With home prices rising, there is a good chance that you have substantial equity in your home that you can use for things that you really need.
Also, note that the HUD raised the FHA loan limits on conforming and FHA mortgages this year. This indicates that home prices are rising and the federal government thinks they will continue to do so.
#3 Lending Standards Are Continuing to Be Relaxed
It was tough to pull cash out of your home right after the mortgage meltdown of 2009. In many instances, cash out lenders were very tight with their money. Today, things are largely back to normal in most parts of the country.
If you have not made any late payments on your mortgage in the last year and have at least average credit, you should be able to do a cash out refinance, pull out cash and still get a lower rate on your mortgage.
#4 Cash Out Refi’s Offer a Fixed Rate
A big benefit of a cash out refinance mortgage is that your rate is fixed for 15 or 30 years. This means that you know exactly how much you are going to be paying for many years.
This is different than a home equity line of credit or HELOC, which has a variable rate.
Many home owners prefer the security of a fixed rate refinance, even if the rate is slightly higher in the short term than a HELOC variable rate.
#5 Increase the Value of Your Home
Done wisely, renovations on your home with home equity can add substantially to the value of the property. When you sell your home, you will be able to see a substantial return on your investment.

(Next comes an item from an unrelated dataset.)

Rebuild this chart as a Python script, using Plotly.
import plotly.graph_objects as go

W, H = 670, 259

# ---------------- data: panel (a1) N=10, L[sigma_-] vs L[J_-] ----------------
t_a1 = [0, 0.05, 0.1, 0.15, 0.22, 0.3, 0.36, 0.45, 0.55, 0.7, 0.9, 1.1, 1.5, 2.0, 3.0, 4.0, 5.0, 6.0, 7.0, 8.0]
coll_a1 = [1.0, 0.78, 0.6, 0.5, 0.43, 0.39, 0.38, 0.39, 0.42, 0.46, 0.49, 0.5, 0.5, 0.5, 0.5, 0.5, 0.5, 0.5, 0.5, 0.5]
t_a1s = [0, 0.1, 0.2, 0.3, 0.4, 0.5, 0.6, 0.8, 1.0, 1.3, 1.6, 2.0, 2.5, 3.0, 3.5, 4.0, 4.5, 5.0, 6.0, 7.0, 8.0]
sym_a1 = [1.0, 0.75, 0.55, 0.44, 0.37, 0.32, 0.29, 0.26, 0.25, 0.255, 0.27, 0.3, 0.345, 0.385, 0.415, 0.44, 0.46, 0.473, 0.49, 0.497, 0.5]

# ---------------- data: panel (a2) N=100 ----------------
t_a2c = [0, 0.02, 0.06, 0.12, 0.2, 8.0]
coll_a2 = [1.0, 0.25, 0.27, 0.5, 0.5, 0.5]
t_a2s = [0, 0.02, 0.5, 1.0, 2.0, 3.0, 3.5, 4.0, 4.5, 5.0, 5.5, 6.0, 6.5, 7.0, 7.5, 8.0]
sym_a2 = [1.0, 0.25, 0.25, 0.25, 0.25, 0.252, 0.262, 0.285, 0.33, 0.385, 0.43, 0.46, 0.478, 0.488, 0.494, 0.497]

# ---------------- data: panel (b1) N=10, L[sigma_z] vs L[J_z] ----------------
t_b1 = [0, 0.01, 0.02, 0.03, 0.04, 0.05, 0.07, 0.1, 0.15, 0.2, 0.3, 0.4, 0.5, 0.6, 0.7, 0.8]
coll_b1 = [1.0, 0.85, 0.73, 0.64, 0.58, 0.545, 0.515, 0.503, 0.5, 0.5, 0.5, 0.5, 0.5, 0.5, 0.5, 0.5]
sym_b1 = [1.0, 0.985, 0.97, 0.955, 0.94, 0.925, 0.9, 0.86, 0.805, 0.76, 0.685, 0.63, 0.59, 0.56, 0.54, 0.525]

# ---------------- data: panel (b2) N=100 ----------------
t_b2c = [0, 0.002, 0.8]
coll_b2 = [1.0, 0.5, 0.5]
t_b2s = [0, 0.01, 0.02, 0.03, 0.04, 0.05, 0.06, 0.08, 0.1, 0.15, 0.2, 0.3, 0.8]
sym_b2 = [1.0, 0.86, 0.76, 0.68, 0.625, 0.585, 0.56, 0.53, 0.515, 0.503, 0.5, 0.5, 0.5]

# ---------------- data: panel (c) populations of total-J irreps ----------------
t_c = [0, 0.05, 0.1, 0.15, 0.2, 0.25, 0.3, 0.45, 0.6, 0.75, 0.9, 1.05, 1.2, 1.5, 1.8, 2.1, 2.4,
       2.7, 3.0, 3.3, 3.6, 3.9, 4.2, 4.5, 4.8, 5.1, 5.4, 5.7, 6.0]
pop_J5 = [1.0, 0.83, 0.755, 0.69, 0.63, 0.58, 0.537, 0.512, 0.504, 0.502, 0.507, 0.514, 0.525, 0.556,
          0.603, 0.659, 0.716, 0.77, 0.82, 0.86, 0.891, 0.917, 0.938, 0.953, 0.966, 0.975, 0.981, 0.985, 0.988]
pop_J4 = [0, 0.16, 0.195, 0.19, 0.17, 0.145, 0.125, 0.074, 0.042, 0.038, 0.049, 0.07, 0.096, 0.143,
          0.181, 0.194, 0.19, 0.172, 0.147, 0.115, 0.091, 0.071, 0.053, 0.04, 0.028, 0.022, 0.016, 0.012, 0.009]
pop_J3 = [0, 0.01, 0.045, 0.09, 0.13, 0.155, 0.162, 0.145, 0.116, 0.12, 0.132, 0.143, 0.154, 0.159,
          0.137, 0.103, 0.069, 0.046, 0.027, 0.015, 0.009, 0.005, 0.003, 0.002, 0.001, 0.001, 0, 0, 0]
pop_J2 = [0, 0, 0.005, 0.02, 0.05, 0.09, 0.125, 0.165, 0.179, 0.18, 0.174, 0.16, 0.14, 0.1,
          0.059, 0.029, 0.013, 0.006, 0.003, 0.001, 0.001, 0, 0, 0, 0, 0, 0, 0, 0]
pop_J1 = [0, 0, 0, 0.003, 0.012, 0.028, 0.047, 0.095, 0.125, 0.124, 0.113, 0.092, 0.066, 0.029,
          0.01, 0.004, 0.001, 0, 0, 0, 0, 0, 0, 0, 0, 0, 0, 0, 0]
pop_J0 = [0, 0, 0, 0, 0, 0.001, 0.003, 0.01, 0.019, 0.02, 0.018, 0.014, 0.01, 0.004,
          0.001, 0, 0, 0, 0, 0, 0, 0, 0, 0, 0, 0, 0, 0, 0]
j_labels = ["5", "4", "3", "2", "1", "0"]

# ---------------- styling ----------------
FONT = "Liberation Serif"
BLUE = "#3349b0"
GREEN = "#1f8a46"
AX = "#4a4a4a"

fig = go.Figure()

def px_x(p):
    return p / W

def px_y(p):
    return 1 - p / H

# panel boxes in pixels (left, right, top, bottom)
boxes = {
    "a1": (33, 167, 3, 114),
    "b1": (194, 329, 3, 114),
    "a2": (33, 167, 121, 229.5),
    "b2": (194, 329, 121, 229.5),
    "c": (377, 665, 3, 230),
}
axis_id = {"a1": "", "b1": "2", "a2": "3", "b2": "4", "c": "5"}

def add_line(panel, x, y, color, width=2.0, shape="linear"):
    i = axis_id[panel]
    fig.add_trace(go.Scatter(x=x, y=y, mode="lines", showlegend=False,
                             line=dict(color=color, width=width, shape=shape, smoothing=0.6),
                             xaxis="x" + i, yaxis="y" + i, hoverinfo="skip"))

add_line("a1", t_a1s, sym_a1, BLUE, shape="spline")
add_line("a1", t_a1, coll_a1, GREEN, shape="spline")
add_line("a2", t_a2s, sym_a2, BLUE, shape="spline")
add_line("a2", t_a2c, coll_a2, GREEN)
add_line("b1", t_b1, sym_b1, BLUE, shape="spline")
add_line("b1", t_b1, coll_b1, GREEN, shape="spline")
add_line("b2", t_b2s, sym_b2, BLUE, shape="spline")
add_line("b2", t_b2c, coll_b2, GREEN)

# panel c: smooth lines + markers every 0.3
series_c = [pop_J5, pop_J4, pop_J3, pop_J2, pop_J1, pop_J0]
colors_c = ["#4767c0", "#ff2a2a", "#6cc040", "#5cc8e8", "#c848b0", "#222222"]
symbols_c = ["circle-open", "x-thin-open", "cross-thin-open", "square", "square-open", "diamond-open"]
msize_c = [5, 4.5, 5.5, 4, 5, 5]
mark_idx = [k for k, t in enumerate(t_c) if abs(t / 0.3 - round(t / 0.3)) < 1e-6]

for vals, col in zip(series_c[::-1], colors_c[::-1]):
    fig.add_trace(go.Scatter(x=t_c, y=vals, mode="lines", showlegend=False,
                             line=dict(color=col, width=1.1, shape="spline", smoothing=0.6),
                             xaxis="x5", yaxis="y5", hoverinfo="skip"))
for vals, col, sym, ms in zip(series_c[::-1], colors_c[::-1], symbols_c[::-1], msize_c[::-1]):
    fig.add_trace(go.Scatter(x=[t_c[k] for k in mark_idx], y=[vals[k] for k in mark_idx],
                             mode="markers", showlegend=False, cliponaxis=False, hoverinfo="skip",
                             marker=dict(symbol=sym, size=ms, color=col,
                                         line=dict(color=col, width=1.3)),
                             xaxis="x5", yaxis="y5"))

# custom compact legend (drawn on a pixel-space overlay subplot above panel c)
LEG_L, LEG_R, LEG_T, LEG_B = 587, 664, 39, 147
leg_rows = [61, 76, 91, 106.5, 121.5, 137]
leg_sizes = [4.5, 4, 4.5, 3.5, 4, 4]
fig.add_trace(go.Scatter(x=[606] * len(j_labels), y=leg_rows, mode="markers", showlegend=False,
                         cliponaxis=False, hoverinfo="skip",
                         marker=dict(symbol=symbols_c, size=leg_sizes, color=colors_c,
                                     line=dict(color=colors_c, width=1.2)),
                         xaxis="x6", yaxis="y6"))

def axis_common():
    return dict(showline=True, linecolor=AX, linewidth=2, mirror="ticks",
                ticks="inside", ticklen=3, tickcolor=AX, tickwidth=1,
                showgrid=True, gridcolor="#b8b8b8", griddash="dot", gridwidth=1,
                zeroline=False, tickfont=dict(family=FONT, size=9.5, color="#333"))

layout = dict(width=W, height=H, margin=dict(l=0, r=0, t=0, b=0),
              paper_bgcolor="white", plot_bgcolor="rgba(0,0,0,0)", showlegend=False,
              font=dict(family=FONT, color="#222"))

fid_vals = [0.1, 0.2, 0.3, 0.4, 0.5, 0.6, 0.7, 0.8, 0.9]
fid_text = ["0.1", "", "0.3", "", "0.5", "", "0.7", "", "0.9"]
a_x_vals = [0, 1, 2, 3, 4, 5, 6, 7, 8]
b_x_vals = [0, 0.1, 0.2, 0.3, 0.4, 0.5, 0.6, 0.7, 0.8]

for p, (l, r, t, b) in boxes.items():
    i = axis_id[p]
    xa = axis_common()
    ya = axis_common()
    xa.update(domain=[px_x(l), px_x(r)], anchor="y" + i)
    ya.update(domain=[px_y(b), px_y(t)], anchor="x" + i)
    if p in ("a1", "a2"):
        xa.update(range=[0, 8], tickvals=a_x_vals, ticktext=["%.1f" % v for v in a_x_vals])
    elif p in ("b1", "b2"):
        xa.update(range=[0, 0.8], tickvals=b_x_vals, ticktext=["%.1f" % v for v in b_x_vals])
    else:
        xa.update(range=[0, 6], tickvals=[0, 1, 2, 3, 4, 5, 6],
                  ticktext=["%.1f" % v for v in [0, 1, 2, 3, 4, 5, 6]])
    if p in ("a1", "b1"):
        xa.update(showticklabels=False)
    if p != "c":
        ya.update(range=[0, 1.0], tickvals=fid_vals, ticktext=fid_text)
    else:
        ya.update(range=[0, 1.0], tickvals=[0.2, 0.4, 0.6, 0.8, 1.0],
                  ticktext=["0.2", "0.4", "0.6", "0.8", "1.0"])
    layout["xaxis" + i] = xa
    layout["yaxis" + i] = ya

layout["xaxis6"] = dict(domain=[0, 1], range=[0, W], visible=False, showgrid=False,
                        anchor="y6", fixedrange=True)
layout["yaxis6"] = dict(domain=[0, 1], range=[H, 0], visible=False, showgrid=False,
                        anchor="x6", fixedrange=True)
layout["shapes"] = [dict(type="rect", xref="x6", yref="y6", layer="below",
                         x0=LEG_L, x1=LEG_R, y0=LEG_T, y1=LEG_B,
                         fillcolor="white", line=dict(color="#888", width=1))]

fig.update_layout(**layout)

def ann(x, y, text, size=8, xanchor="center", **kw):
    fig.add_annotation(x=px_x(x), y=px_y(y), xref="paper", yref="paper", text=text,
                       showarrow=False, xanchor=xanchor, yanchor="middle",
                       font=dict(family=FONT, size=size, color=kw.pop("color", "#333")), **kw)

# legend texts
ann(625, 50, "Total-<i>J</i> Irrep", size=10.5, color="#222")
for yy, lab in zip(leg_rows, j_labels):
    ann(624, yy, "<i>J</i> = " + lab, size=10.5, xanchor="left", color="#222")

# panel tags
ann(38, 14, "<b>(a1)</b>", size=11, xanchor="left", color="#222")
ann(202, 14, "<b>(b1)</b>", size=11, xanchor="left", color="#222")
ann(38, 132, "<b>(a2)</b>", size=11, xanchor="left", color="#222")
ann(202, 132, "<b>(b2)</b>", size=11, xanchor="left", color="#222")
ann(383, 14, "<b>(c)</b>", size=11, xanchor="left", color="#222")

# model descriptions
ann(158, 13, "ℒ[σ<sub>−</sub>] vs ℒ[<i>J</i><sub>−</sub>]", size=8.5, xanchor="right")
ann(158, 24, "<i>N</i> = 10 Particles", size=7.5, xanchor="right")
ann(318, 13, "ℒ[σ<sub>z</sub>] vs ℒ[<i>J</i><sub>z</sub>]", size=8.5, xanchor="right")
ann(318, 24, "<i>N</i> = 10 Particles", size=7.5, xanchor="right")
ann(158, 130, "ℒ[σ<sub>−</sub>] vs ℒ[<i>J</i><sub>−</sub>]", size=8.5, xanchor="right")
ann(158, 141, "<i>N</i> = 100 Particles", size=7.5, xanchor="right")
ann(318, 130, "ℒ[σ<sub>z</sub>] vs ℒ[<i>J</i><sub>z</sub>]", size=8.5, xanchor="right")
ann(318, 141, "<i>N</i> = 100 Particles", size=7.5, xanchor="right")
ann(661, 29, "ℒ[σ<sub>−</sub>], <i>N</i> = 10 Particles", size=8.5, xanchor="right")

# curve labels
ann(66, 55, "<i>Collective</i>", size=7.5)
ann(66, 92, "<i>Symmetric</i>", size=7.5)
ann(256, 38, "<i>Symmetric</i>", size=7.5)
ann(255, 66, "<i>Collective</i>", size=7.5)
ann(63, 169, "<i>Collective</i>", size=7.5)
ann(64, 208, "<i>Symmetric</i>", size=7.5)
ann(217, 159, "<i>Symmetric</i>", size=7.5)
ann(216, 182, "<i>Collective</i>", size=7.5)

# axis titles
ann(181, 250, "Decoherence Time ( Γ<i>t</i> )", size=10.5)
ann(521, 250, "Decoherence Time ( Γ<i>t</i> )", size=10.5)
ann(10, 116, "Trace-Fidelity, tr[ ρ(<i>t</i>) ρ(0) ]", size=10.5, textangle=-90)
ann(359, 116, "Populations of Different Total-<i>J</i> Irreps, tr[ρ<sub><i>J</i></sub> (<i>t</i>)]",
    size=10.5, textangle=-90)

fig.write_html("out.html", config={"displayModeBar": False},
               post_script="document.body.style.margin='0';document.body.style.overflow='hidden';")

#6 Mortgage Rates Are Much Lower Than Credit Cards
Some homeowners opt for pulling cash out of their home to pay off higher interest debts, such as credit cards. If your interest rate on your cash out refi is 4.5%, you could easily save 10% or more in interest per year over a credit card.
Also, mortgage interest is tax deductible whereas credit card interest is not. If you are going to pay interest on debt, it makes more sense to pay a low rate rather than a high rate, AND write off the interest on your taxes.

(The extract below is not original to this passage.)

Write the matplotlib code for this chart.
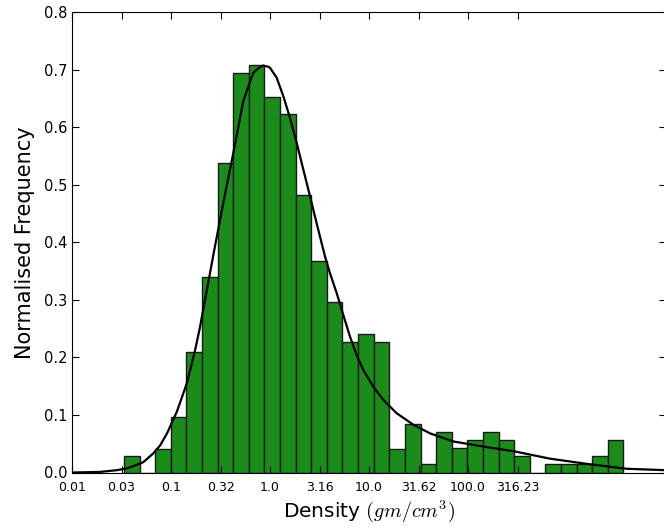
import matplotlib
matplotlib.use('Agg')
import matplotlib.pyplot as plt
import numpy as np

plt.rcParams['mathtext.fontset'] = 'cm'

# histogram in log10(density) space, 32 equal bins
bin_lo, bin_hi, n_bins = -1.475, 3.570, 32
freq = [0.028, 0.0, 0.041, 0.097, 0.210, 0.339, 0.538, 0.694, 0.708, 0.652,
        0.623, 0.482, 0.368, 0.296, 0.226, 0.240, 0.226, 0.041, 0.084, 0.014,
        0.070, 0.042, 0.056, 0.070, 0.056, 0.028, 0.0, 0.014, 0.014, 0.014,
        0.028, 0.056]

# fitted curve
curve_x = [-2.0, -1.85, -1.72, -1.55, -1.45, -1.38, -1.28, -1.18, -1.11, -1.04,
           -0.94, -0.84, -0.76, -0.71, -0.64, -0.57, -0.47, -0.375, -0.27, -0.22,
           -0.17, -0.12, -0.07, -0.02, 0.0, 0.067, 0.134, 0.202, 0.269, 0.337,
           0.404, 0.471, 0.556, 0.606, 0.673, 0.740, 0.808, 0.875, 0.943, 1.044,
           1.145, 1.279, 1.448, 1.616, 1.85, 2.155, 2.46, 2.83, 3.2, 3.6, 4.0]
curve_y = [0.0, 0.0005, 0.001, 0.004, 0.007, 0.011, 0.018, 0.033, 0.047, 0.068,
           0.106, 0.155, 0.210, 0.250, 0.315, 0.380, 0.470, 0.551, 0.645, 0.670,
           0.694, 0.702, 0.707, 0.705, 0.703, 0.686, 0.654, 0.616, 0.573, 0.526,
           0.480, 0.433, 0.375, 0.346, 0.312, 0.274, 0.236, 0.204, 0.178, 0.149,
           0.126, 0.103, 0.083, 0.068, 0.054, 0.045, 0.037, 0.024, 0.015, 0.0065,
           0.004]

tick_pos = np.arange(-2, 3, 0.5)
tick_labels = ['0.01', '0.03', '0.1', '0.32', '1.0', '3.16', '10.0', '31.62',
               '100.0', '316.23']

fig = plt.figure(figsize=(6.64, 5.29), dpi=100)
ax = fig.add_axes([72/664, (529-472.5)/529, (666-72)/664, (472.5-12)/529])

edges = np.linspace(bin_lo, bin_hi, n_bins + 1)
ax.bar(edges[:-1], freq, width=np.diff(edges), align='edge',
       facecolor='#1a8c1a', edgecolor='#1a1a1a', linewidth=1.0)
ax.plot(curve_x, curve_y, color='black', lw=1.6)

ax.set_xlim(-2, 4)
ax.set_ylim(0, 0.8)
ax.set_xticks(tick_pos)
ax.set_xticklabels(tick_labels, fontsize=9)
ax.set_yticks(np.arange(0, 0.81, 0.1))
ax.set_yticklabels(['%.1f' % v for v in np.arange(0, 0.81, 0.1)], fontsize=10.5)
ax.tick_params(direction='in', top=True, right=True, length=5, width=0.8)
ax.tick_params(axis='x', pad=6)

ax.set_xlabel('Density $(gm/cm^3)$', fontsize=14.5, labelpad=3)
ax.set_ylabel('Normalised Frequency', fontsize=15, labelpad=6)

fig.savefig('out.png', dpi=100)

#7 You May Qualify for a Cash Out Mortgage with No Closing Costs Up Front
A common option today allows you to avoid paying your closing costs up front. You can have them tacked onto your loan balance and pay them over time.
As closing costs can amount to two or three percent of the loan balance, the closing costs are a substantial cost. Why not take advantage of this and wrap the closing costs into your new cash out mortgage?

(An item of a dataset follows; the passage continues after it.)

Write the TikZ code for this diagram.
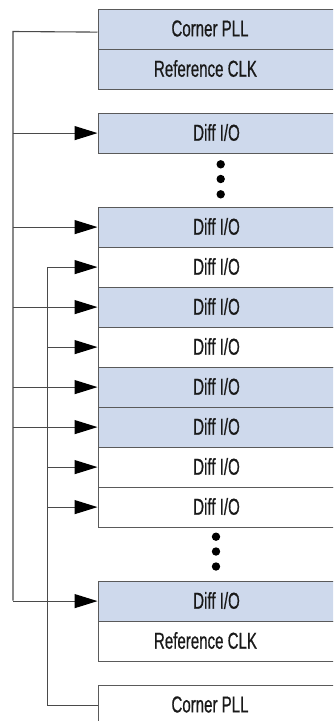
\documentclass[tikz,border=0pt]{standalone}
\usepackage{fontspec}
\setmainfont{Liberation Sans}[FakeStretch=0.655,FakeBold=0.6]
\usetikzlibrary{arrows.meta}
\definecolor{boxblue}{HTML}{CED9EC}
\definecolor{boxline}{HTML}{5A5A5A}
\definecolor{wirec}{HTML}{4A4A4A}
\tikzset{
  cell/.style={draw=boxline, line width=1.2pt, minimum width=240pt, minimum height=40pt, anchor=north west, inner sep=0pt},
  bcell/.style={cell, fill=boxblue},
  wcell/.style={cell, fill=white},
  lbl/.style={font=\fontsize{23}{27}\selectfont, inner sep=0pt, text=black!90},
  wire/.style={draw=wirec, line width=1.1pt},
  arr/.style={wire, -{Triangle[length=23pt,width=14pt,fill=black,color=black]}},
  dotc/.style={fill=black, draw=none}
}
\begin{document}
\begin{tikzpicture}[x=1pt,y=-1pt]
\useasboundingbox (0,0) rectangle (333,721);
\clip (0,0) rectangle (333,721);
% boxes
\node[bcell] (cpll) at (97.5,8.5) {};
\node[bcell] (rclk) at (97.5,48.5) {};
\node[bcell] (d1) at (97.5,112.5) {};
\node[bcell] (d2) at (97.5,206.5) {};
\node[wcell] (d3) at (97.5,246.5) {};
\node[bcell] (d4) at (97.5,286.5) {};
\node[wcell] (d5) at (97.5,326.5) {};
\node[bcell] (d6) at (97.5,366.5) {};
\node[bcell] (d7) at (97.5,406.5) {};
\node[wcell] (d8) at (97.5,446.5) {};
\node[wcell] (d9) at (97.5,486.5) {};
\node[bcell] (d10) at (97.5,580.5) {};
\node[wcell] (rclkb) at (97.5,620.5) {};
\node[wcell] (cpllb) at (97.5,684.5) {};
% labels
\node[lbl] (tcpll) at (210,28.5) {Corner PLL};
\node[lbl] (trclk) at (205.5,68.5) {Reference CLK};
\node[lbl] (t1) at (216.5,132.5) {Diff I/O};
\node[lbl] (t2) at (216.5,226.5) {Diff I/O};
\node[lbl] (t3) at (216.5,266.5) {Diff I/O};
\node[lbl] (t4) at (216.5,306.5) {Diff I/O};
\node[lbl] (t5) at (216.5,346.5) {Diff I/O};
\node[lbl] (t6) at (216.5,386.5) {Diff I/O};
\node[lbl] (t7) at (216.5,426.5) {Diff I/O};
\node[lbl] (t8) at (216.5,466.5) {Diff I/O};
\node[lbl] (t9) at (216.5,506.5) {Diff I/O};
\node[lbl] (t10) at (216.5,600.5) {Diff I/O};
\node[lbl] (trclkb) at (205.5,640.5) {Reference CLK};
\node[lbl] (tcpllb) at (210,704.5) {Corner PLL};
% dots
\fill[dotc] (220.7,164.3) circle (4.2pt);
\fill[dotc] (220.7,179) circle (4.2pt);
\fill[dotc] (220.7,194.3) circle (4.2pt);
\fill[dotc] (216,536.7) circle (4.2pt);
\fill[dotc] (216,551.5) circle (4.2pt);
\fill[dotc] (216,566.5) circle (4.2pt);
% outer bus
\coordinate (otop) at (13,31.5);
\coordinate (obot) at (13,600.5);
\draw[wire] ([yshift=-3pt]cpll.west) -- (otop) -- (obot);
\foreach \b in {d1,d2,d4,d6,d7,d10}{
  \draw[arr] (\b.west -| otop) -- (\b.west);
}
% inner bus
\coordinate (itop) at (47.7,266.5);
\draw[wire] (cpllb.west) -- (cpllb.west -| itop) -- (itop);
\foreach \b in {d3,d5,d8,d9}{
  \draw[arr] (\b.west -| itop) -- (\b.west);
}
\end{tikzpicture}
\end{document}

#8 FHA Cash Out Refinance Is Easy to Qualify For
If you have an FHA loan, you can do a cash out mortgage into a new FHA loan. While you do need to qualify with income and credit, the lending criteria are quite flexible. Many homeowners can qualify with a credit score in the mid 600’s and in some cases with even lower credit scores.
The Bottom Line
Pulling cash out of your home and refinancing is a good way to get a lower rate and to get the cash you need for college, home improvements or paying off debt.
Rates are still quite low, and could rise in the future, so you probably should strongly consider doing the cash out mortgage refinance in the near future.
If the Fed raises rates two or three more times this year as they have indicated, this could put a cash out refinance out of reach for many homeowners.